Originally I was going to sit down and write an insightful and sensitive post about my first year of graduate school but I guess that will have to wait. Viva la summer!
A letter I sent to The New York Times a couple weeks ago in response to an article about disgraced public figures and their absorption into academia. I'm still annoyed about how they covered Occupy Oakland...
 
Dear Public Editor,
 
Interesting article on the trend to hire public figures who "flamed out," or however Ariel Kaminer put it. Since there were no comments, I wanted to respond in person:
 
The article seems to suggest that universities are the refuge of washed up sexual miscreants, and does a great job discussing what it's like for the school and teachers and the students who come into contact with these people. That said, many of these public figures were written about in this very newspaper, and you all did as much as anyone to ruin these people's reputations. Mr. Kaminer's article still makes them, and universities, look like fools.

Another way to put it might be that universities are willing to hire remarkable people with interesting experiences. It's a classic second chance, and an acceptance of other view points. Universities get much from them in the form of attention and celebrity status, and of course, money. I'm just saying that it's not surprising that The Times, who are just as guilty of following the heard mentality, reporting exactly what officials tell you, pick a bone with institutions that absorb people screwed over by reporters reporting on other people's reporting. As if sending a picture of your penis, or whatever, to a college girl is really that much worse than whatever we've done at some point in our lives.
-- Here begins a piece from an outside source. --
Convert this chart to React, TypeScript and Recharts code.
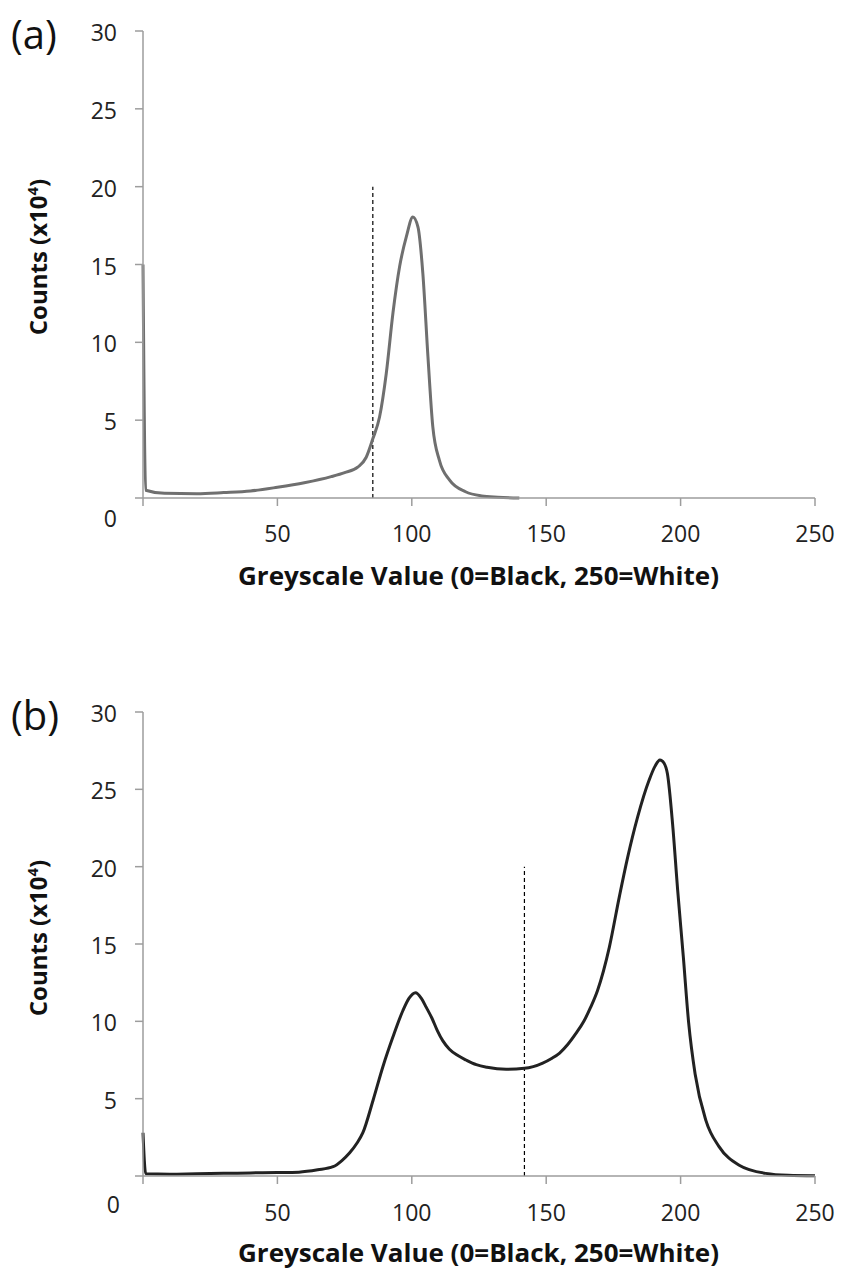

While the university system is less than perfect, and headed towards changes, it's an example of a public institution that has fared reasonable well in the last twenty years....Unlike mainstream journalism, which, The Times included has, more or less, been co-opted by conglomerates of politically driven billionaires. If not directly than indirectly in the sense that its the big medias (CNN, Fox News, ABC, etc.) that drive the market for news, and how much attention you devote to each story.
In short, I'm saying you could have just as easily spun this as a good thing, rather than an implied bad thing. Or taken some responsibility for how they got there in the first place. Or better yet, provide critical analysis of things like the Moody's report on the economic state of higher education, rather than just telling us what Moody's says about it.

Maybe I'm just confused about what newspapers are supposed to do, and maybe it's in your every right to call it like you see it (or don't see it). But as a representative of academia, we do a lot of good work, and are a heck of a lot more careful than you guys about what we say and why. Who knows what the future of journalism is, but you all could stand to take some criticism yourself, beginning with owning up to how much influence you have in shaping public opinion, and how much that influence is squandered on politically driven slander.